> _Data provided_

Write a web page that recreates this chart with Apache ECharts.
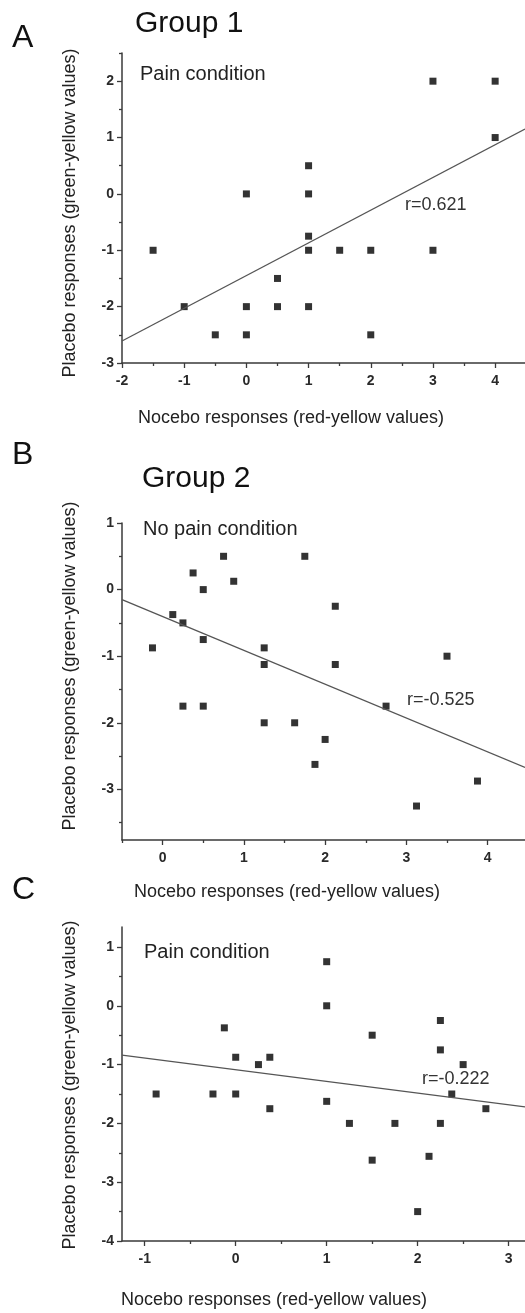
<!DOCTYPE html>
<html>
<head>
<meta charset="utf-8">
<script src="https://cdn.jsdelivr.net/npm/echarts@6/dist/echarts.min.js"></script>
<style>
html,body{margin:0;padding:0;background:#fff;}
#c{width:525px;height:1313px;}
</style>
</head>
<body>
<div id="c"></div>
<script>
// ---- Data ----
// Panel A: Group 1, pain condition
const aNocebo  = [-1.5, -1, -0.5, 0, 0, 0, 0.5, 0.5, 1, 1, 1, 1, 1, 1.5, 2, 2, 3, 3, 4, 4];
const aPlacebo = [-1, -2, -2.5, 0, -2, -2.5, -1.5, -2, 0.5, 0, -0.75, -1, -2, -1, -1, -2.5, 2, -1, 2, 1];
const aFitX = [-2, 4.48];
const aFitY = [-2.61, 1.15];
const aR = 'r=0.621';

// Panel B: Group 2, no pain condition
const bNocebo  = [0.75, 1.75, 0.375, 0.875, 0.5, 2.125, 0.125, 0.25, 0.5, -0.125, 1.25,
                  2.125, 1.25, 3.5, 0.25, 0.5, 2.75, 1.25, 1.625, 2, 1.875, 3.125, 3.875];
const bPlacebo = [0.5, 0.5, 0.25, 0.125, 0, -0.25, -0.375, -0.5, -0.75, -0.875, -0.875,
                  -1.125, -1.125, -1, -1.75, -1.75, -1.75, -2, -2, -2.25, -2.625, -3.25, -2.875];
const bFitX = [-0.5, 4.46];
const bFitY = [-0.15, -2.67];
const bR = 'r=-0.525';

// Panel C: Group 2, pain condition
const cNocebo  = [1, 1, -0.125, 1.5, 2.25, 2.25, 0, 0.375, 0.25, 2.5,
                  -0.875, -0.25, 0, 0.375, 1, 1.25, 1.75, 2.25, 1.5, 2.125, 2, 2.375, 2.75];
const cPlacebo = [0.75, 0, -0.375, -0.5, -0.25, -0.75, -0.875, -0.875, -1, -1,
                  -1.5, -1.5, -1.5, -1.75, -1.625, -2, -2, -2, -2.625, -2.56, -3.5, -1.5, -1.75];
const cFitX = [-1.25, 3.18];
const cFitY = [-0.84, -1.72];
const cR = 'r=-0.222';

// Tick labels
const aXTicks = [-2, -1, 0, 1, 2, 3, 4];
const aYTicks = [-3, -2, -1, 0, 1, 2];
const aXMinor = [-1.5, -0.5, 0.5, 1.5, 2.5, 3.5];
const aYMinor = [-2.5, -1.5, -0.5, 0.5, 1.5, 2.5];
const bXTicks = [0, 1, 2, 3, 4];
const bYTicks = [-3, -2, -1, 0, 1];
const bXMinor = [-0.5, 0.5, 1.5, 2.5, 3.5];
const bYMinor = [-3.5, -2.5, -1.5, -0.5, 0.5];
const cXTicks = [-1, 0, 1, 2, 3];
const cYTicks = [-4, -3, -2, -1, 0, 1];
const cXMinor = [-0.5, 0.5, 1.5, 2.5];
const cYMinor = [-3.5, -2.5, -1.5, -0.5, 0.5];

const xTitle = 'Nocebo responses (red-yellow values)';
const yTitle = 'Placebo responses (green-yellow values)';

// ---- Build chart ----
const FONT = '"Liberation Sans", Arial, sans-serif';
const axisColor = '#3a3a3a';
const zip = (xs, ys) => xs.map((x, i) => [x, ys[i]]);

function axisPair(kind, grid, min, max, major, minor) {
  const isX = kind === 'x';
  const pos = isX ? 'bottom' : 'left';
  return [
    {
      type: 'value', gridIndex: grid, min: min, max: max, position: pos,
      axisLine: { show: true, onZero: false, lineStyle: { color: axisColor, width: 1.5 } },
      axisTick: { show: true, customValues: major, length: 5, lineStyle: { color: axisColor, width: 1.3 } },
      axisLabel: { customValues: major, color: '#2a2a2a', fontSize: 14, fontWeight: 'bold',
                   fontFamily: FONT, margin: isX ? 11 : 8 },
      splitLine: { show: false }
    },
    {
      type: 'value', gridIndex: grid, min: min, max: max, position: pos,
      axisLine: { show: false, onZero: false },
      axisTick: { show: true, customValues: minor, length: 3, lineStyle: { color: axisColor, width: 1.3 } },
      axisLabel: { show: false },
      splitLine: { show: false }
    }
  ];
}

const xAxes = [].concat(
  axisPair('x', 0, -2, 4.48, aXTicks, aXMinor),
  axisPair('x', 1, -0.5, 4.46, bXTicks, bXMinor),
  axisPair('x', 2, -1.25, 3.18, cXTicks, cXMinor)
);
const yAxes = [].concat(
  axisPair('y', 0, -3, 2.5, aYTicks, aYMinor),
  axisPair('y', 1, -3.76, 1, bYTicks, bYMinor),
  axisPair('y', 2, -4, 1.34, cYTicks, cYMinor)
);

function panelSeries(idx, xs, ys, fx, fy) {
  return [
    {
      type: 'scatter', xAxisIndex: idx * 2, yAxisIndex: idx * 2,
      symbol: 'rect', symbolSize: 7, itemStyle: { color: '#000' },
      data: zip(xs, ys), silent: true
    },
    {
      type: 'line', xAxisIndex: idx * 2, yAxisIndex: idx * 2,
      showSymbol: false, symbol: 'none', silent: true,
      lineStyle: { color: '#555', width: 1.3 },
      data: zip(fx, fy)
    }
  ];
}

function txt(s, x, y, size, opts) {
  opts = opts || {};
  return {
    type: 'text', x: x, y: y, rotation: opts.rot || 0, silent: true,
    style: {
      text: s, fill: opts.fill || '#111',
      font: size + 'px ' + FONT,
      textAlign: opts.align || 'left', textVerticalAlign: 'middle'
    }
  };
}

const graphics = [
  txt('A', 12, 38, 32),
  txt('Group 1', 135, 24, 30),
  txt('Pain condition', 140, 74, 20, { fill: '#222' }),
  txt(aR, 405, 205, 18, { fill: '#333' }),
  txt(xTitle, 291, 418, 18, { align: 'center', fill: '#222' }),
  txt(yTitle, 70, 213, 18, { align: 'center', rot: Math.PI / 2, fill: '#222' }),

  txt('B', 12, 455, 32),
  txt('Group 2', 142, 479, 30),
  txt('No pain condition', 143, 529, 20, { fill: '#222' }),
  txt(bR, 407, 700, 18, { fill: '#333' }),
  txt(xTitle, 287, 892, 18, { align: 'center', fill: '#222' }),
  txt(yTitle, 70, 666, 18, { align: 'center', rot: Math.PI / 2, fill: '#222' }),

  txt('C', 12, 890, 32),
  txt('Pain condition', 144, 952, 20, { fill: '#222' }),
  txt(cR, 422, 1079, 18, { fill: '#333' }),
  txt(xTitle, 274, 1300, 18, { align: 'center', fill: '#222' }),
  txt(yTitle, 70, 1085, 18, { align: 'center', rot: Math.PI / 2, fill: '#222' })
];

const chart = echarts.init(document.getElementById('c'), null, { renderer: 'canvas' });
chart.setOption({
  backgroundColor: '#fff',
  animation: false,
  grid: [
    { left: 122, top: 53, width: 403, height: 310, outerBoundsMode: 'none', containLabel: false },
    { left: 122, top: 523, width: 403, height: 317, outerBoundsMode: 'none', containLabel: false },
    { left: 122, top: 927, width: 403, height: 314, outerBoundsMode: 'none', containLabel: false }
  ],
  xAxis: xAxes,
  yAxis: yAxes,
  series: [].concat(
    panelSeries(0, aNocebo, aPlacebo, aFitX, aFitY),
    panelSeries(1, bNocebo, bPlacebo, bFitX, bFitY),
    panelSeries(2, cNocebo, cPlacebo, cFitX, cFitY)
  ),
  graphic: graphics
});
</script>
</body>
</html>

> _Written task_
All of the data above should be transcribed verbatim, with pictures omitted.

> _Response below_
Write a web page that recreates this chart with Apache ECharts.
<!DOCTYPE html>
<html>
<head>
<meta charset="utf-8">
<script src="https://cdn.jsdelivr.net/npm/echarts@6/dist/echarts.min.js"></script>
<style>
html,body{margin:0;padding:0;background:#fff;}
#c{width:525px;height:1313px;}
</style>
</head>
<body>
<div id="c"></div>
<script>
// ---- Data ----
// Panel A: Group 1, pain condition
const aNocebo  = [-1.5, -1, -0.5, 0, 0, 0, 0.5, 0.5, 1, 1, 1, 1, 1, 1.5, 2, 2, 3, 3, 4, 4];
const aPlacebo = [-1, -2, -2.5, 0, -2, -2.5, -1.5, -2, 0.5, 0, -0.75, -1, -2, -1, -1, -2.5, 2, -1, 2, 1];
const aFitX = [-2, 4.48];
const aFitY = [-2.61, 1.15];
const aR = 'r=0.621';

// Panel B: Group 2, no pain condition
const bNocebo  = [0.75, 1.75, 0.375, 0.875, 0.5, 2.125, 0.125, 0.25, 0.5, -0.125, 1.25,
                  2.125, 1.25, 3.5, 0.25, 0.5, 2.75, 1.25, 1.625, 2, 1.875, 3.125, 3.875];
const bPlacebo = [0.5, 0.5, 0.25, 0.125, 0, -0.25, -0.375, -0.5, -0.75, -0.875, -0.875,
                  -1.125, -1.125, -1, -1.75, -1.75, -1.75, -2, -2, -2.25, -2.625, -3.25, -2.875];
const bFitX = [-0.5, 4.46];
const bFitY = [-0.15, -2.67];
const bR = 'r=-0.525';

// Panel C: Group 2, pain condition
const cNocebo  = [1, 1, -0.125, 1.5, 2.25, 2.25, 0, 0.375, 0.25, 2.5,
                  -0.875, -0.25, 0, 0.375, 1, 1.25, 1.75, 2.25, 1.5, 2.125, 2, 2.375, 2.75];
const cPlacebo = [0.75, 0, -0.375, -0.5, -0.25, -0.75, -0.875, -0.875, -1, -1,
                  -1.5, -1.5, -1.5, -1.75, -1.625, -2, -2, -2, -2.625, -2.56, -3.5, -1.5, -1.75];
const cFitX = [-1.25, 3.18];
const cFitY = [-0.84, -1.72];
const cR = 'r=-0.222';

// Tick labels
const aXTicks = [-2, -1, 0, 1, 2, 3, 4];
const aYTicks = [-3, -2, -1, 0, 1, 2];
const aXMinor = [-1.5, -0.5, 0.5, 1.5, 2.5, 3.5];
const aYMinor = [-2.5, -1.5, -0.5, 0.5, 1.5, 2.5];
const bXTicks = [0, 1, 2, 3, 4];
const bYTicks = [-3, -2, -1, 0, 1];
const bXMinor = [-0.5, 0.5, 1.5, 2.5, 3.5];
const bYMinor = [-3.5, -2.5, -1.5, -0.5, 0.5];
const cXTicks = [-1, 0, 1, 2, 3];
const cYTicks = [-4, -3, -2, -1, 0, 1];
const cXMinor = [-0.5, 0.5, 1.5, 2.5];
const cYMinor = [-3.5, -2.5, -1.5, -0.5, 0.5];

const xTitle = 'Nocebo responses (red-yellow values)';
const yTitle = 'Placebo responses (green-yellow values)';

// ---- Build chart ----
const FONT = '"Liberation Sans", Arial, sans-serif';
const axisColor = '#3a3a3a';
const zip = (xs, ys) => xs.map((x, i) => [x, ys[i]]);

function axisPair(kind, grid, min, max, major, minor) {
  const isX = kind === 'x';
  const pos = isX ? 'bottom' : 'left';
  return [
    {
      type: 'value', gridIndex: grid, min: min, max: max, position: pos,
      axisLine: { show: true, onZero: false, lineStyle: { color: axisColor, width: 1.5 } },
      axisTick: { show: true, customValues: major, length: 5, lineStyle: { color: axisColor, width: 1.3 } },
      axisLabel: { customValues: major, color: '#2a2a2a', fontSize: 14, fontWeight: 'bold',
                   fontFamily: FONT, margin: isX ? 11 : 8 },
      splitLine: { show: false }
    },
    {
      type: 'value', gridIndex: grid, min: min, max: max, position: pos,
      axisLine: { show: false, onZero: false },
      axisTick: { show: true, customValues: minor, length: 3, lineStyle: { color: axisColor, width: 1.3 } },
      axisLabel: { show: false },
      splitLine: { show: false }
    }
  ];
}

const xAxes = [].concat(
  axisPair('x', 0, -2, 4.48, aXTicks, aXMinor),
  axisPair('x', 1, -0.5, 4.46, bXTicks, bXMinor),
  axisPair('x', 2, -1.25, 3.18, cXTicks, cXMinor)
);
const yAxes = [].concat(
  axisPair('y', 0, -3, 2.5, aYTicks, aYMinor),
  axisPair('y', 1, -3.76, 1, bYTicks, bYMinor),
  axisPair('y', 2, -4, 1.34, cYTicks, cYMinor)
);

function panelSeries(idx, xs, ys, fx, fy) {
  return [
    {
      type: 'scatter', xAxisIndex: idx * 2, yAxisIndex: idx * 2,
      symbol: 'rect', symbolSize: 7, itemStyle: { color: '#000' },
      data: zip(xs, ys), silent: true
    },
    {
      type: 'line', xAxisIndex: idx * 2, yAxisIndex: idx * 2,
      showSymbol: false, symbol: 'none', silent: true,
      lineStyle: { color: '#555', width: 1.3 },
      data: zip(fx, fy)
    }
  ];
}

function txt(s, x, y, size, opts) {
  opts = opts || {};
  return {
    type: 'text', x: x, y: y, rotation: opts.rot || 0, silent: true,
    style: {
      text: s, fill: opts.fill || '#111',
      font: size + 'px ' + FONT,
      textAlign: opts.align || 'left', textVerticalAlign: 'middle'
    }
  };
}

const graphics = [
  txt('A', 12, 38, 32),
  txt('Group 1', 135, 24, 30),
  txt('Pain condition', 140, 74, 20, { fill: '#222' }),
  txt(aR, 405, 205, 18, { fill: '#333' }),
  txt(xTitle, 291, 418, 18, { align: 'center', fill: '#222' }),
  txt(yTitle, 70, 213, 18, { align: 'center', rot: Math.PI / 2, fill: '#222' }),

  txt('B', 12, 455, 32),
  txt('Group 2', 142, 479, 30),
  txt('No pain condition', 143, 529, 20, { fill: '#222' }),
  txt(bR, 407, 700, 18, { fill: '#333' }),
  txt(xTitle, 287, 892, 18, { align: 'center', fill: '#222' }),
  txt(yTitle, 70, 666, 18, { align: 'center', rot: Math.PI / 2, fill: '#222' }),

  txt('C', 12, 890, 32),
  txt('Pain condition', 144, 952, 20, { fill: '#222' }),
  txt(cR, 422, 1079, 18, { fill: '#333' }),
  txt(xTitle, 274, 1300, 18, { align: 'center', fill: '#222' }),
  txt(yTitle, 70, 1085, 18, { align: 'center', rot: Math.PI / 2, fill: '#222' })
];

const chart = echarts.init(document.getElementById('c'), null, { renderer: 'canvas' });
chart.setOption({
  backgroundColor: '#fff',
  animation: false,
  grid: [
    { left: 122, top: 53, width: 403, height: 310, outerBoundsMode: 'none', containLabel: false },
    { left: 122, top: 523, width: 403, height: 317, outerBoundsMode: 'none', containLabel: false },
    { left: 122, top: 927, width: 403, height: 314, outerBoundsMode: 'none', containLabel: false }
  ],
  xAxis: xAxes,
  yAxis: yAxes,
  series: [].concat(
    panelSeries(0, aNocebo, aPlacebo, aFitX, aFitY),
    panelSeries(1, bNocebo, bPlacebo, bFitX, bFitY),
    panelSeries(2, cNocebo, cPlacebo, cFitX, cFitY)
  ),
  graphic: graphics
});
</script>
</body>
</html>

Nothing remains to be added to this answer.